Find the lines that hold the word "seaborn" and return them.

(Items listed in a dataset)
>>
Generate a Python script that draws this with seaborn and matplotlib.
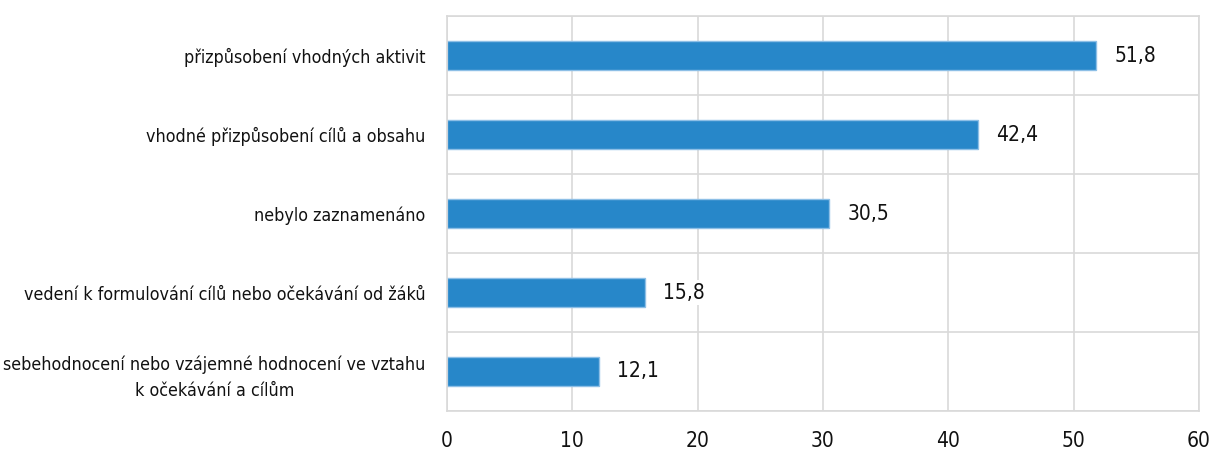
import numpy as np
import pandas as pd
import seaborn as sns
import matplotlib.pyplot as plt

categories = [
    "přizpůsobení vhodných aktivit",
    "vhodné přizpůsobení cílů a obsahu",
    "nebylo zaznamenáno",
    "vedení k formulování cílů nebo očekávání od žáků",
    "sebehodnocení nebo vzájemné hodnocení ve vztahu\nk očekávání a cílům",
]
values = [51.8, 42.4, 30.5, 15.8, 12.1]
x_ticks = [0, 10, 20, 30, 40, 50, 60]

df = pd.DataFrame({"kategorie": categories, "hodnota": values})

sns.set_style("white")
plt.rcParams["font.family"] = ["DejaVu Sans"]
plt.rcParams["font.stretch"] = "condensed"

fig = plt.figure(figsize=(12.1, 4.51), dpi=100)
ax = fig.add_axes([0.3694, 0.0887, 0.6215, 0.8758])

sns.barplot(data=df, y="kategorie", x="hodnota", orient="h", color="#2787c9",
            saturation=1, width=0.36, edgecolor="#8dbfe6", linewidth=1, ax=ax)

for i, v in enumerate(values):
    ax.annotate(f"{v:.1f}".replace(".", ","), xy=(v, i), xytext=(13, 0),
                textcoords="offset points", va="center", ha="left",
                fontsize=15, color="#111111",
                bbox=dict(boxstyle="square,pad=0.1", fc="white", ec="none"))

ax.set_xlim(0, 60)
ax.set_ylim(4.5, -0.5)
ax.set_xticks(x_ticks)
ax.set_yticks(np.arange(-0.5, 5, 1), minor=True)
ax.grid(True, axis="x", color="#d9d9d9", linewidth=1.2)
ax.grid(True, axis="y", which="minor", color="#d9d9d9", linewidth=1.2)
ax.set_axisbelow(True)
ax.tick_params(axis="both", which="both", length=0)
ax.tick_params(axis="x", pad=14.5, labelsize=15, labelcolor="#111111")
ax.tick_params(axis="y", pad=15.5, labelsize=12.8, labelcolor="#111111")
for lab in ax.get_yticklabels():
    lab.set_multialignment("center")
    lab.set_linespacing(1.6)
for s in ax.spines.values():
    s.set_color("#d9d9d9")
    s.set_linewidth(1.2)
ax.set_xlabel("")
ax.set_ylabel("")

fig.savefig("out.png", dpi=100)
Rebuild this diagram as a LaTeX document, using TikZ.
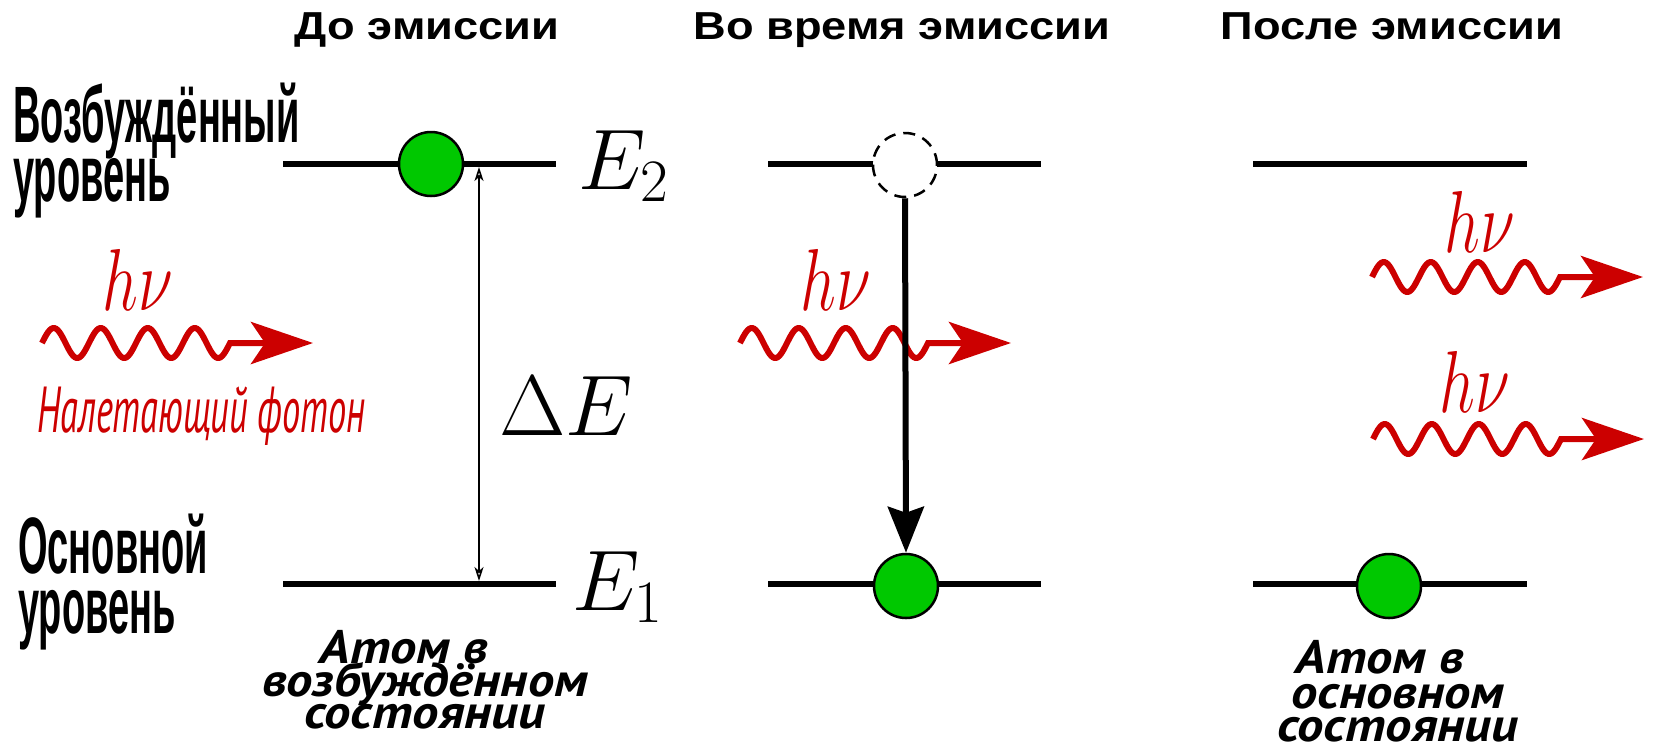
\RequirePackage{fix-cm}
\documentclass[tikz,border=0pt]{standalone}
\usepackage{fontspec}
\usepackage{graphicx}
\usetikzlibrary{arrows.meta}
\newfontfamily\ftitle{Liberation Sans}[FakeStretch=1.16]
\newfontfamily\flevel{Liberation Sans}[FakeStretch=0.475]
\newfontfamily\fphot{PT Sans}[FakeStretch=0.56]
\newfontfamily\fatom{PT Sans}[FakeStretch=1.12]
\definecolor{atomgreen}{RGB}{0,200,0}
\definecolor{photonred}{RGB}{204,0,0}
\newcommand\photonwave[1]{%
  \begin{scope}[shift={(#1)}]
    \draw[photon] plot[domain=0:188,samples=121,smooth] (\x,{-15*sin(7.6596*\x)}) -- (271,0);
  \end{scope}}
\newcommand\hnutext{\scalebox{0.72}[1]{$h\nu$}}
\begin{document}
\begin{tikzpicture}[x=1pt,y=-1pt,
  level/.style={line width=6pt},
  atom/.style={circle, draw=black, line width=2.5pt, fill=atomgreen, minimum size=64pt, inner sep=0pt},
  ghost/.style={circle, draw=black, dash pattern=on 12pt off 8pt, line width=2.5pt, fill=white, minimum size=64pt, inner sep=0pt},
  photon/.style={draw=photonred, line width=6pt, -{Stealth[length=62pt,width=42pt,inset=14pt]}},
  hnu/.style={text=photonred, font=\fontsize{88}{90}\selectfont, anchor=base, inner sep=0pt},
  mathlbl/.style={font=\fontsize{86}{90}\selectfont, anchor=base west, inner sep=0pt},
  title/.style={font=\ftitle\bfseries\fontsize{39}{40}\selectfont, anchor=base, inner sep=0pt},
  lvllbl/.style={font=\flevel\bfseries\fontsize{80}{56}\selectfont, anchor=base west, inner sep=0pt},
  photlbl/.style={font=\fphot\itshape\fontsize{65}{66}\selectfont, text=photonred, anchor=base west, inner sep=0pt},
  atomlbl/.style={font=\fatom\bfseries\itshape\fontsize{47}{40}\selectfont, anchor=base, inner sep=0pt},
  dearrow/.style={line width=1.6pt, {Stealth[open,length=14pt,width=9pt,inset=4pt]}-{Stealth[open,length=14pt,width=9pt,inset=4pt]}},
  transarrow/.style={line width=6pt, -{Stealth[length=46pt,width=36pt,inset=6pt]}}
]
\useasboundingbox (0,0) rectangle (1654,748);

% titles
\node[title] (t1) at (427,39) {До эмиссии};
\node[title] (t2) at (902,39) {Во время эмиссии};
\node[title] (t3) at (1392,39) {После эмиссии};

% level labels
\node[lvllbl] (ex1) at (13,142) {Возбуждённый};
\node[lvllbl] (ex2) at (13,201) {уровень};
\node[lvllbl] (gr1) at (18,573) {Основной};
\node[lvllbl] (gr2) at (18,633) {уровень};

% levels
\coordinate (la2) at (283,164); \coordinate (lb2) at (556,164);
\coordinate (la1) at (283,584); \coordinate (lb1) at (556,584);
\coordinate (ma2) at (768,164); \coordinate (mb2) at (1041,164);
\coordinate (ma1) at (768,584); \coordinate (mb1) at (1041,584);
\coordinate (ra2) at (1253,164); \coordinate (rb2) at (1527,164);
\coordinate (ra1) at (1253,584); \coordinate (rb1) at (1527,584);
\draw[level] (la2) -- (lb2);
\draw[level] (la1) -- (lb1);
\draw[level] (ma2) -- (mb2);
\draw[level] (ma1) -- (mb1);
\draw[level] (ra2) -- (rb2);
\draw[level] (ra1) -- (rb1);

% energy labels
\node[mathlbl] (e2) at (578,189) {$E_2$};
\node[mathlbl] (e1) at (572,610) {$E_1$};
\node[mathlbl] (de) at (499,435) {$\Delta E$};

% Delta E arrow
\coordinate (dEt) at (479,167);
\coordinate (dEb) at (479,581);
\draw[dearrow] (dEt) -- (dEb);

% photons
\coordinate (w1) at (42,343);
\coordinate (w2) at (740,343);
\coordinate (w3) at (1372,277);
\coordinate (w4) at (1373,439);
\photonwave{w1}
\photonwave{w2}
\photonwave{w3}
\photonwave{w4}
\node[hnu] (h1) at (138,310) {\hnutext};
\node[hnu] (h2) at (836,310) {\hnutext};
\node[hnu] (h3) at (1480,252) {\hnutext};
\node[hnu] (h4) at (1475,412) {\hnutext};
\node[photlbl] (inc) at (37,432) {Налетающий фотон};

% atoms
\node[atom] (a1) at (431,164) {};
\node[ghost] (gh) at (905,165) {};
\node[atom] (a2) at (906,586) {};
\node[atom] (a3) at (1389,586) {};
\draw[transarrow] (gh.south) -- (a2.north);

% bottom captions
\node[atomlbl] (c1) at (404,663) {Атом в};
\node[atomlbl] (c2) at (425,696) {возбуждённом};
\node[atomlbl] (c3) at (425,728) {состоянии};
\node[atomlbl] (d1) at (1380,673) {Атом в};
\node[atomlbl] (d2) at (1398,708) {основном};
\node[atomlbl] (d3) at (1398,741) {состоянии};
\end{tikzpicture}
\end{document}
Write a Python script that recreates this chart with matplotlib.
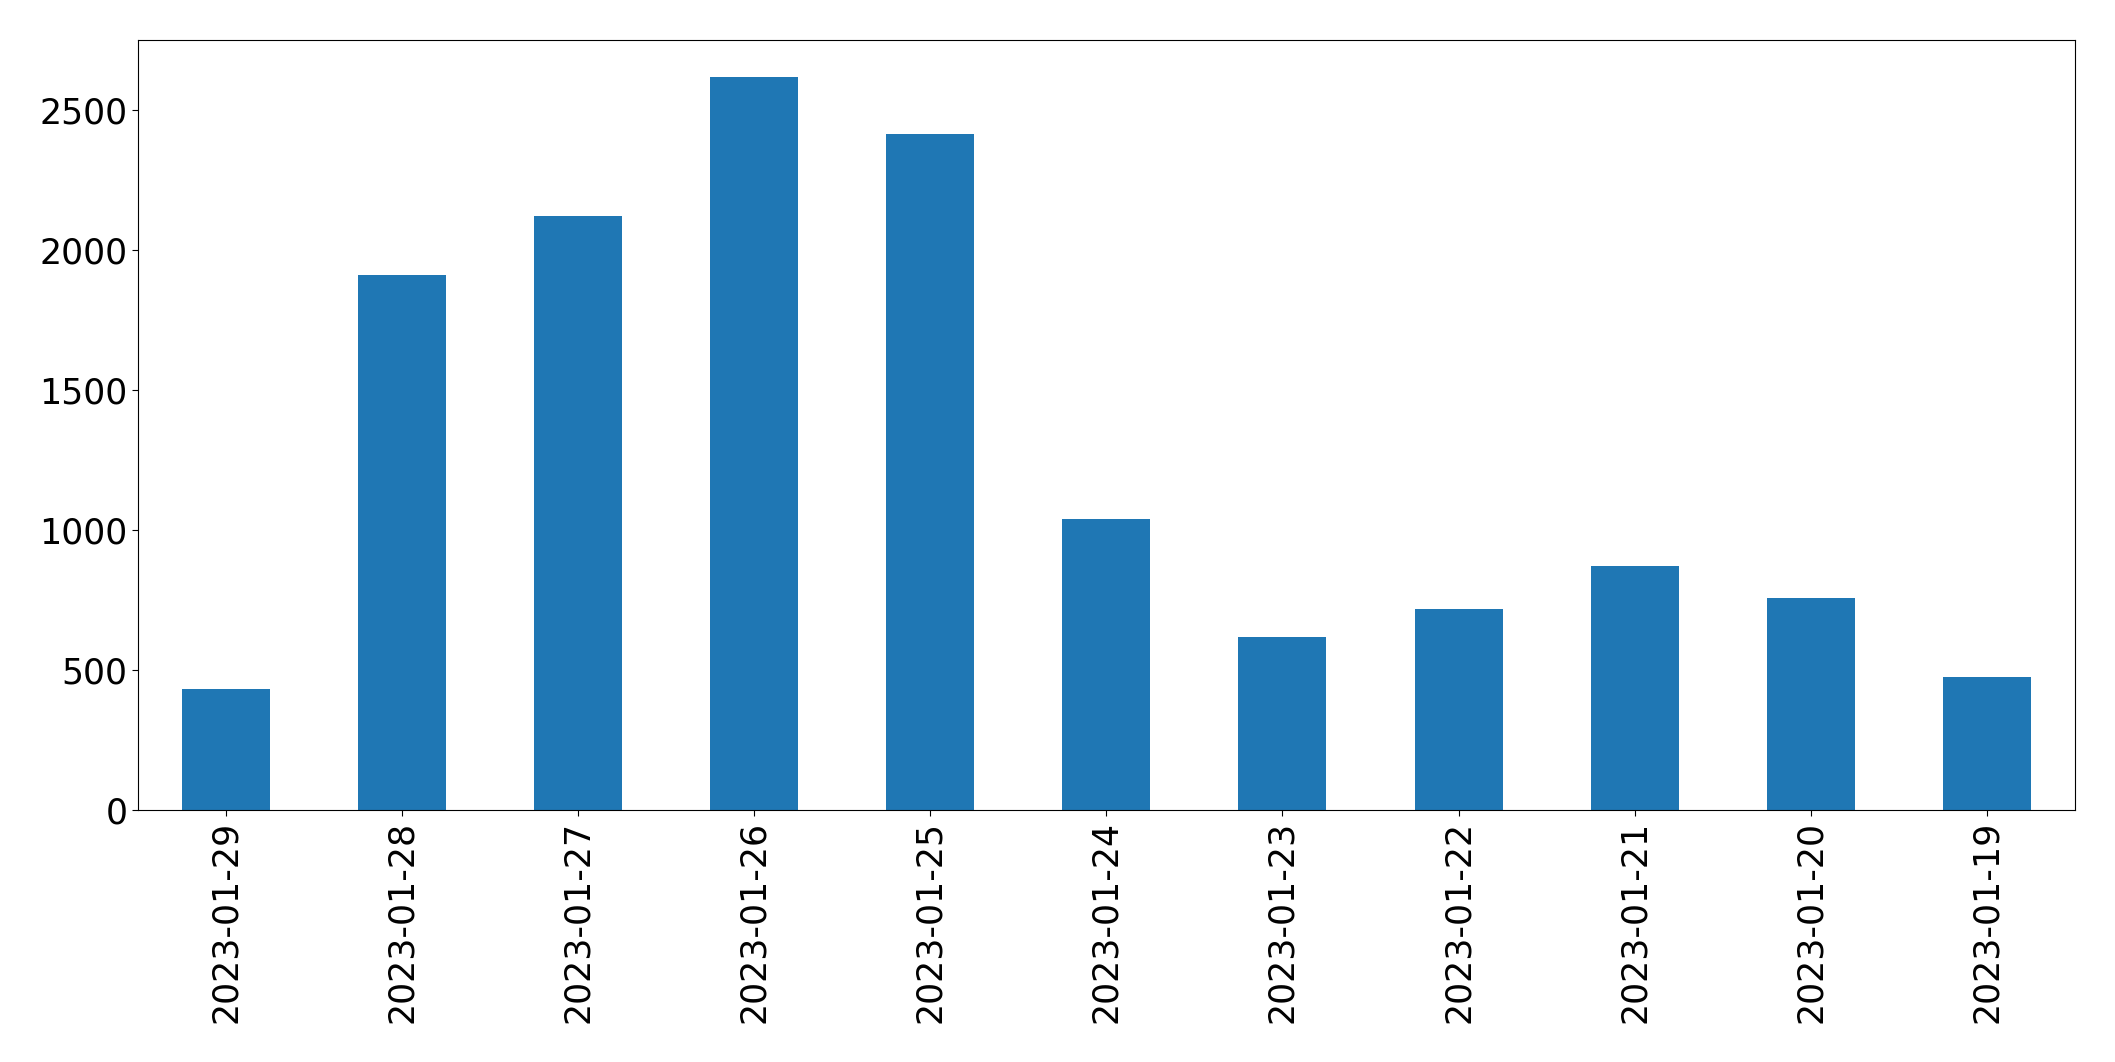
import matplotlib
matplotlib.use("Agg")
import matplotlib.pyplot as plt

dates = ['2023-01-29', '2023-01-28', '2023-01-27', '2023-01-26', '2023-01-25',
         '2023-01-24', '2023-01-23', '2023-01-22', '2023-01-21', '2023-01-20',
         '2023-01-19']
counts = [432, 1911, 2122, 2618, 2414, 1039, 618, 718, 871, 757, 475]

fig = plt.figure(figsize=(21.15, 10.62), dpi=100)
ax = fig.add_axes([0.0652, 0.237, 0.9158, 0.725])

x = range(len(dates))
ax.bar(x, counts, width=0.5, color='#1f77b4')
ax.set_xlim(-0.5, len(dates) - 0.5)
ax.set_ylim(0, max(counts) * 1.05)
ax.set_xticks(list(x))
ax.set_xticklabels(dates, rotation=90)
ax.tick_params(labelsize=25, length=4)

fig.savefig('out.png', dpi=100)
<<
(Answer to the exercise)
Generate a Python script that draws this with seaborn and matplotlib.
import seaborn as sns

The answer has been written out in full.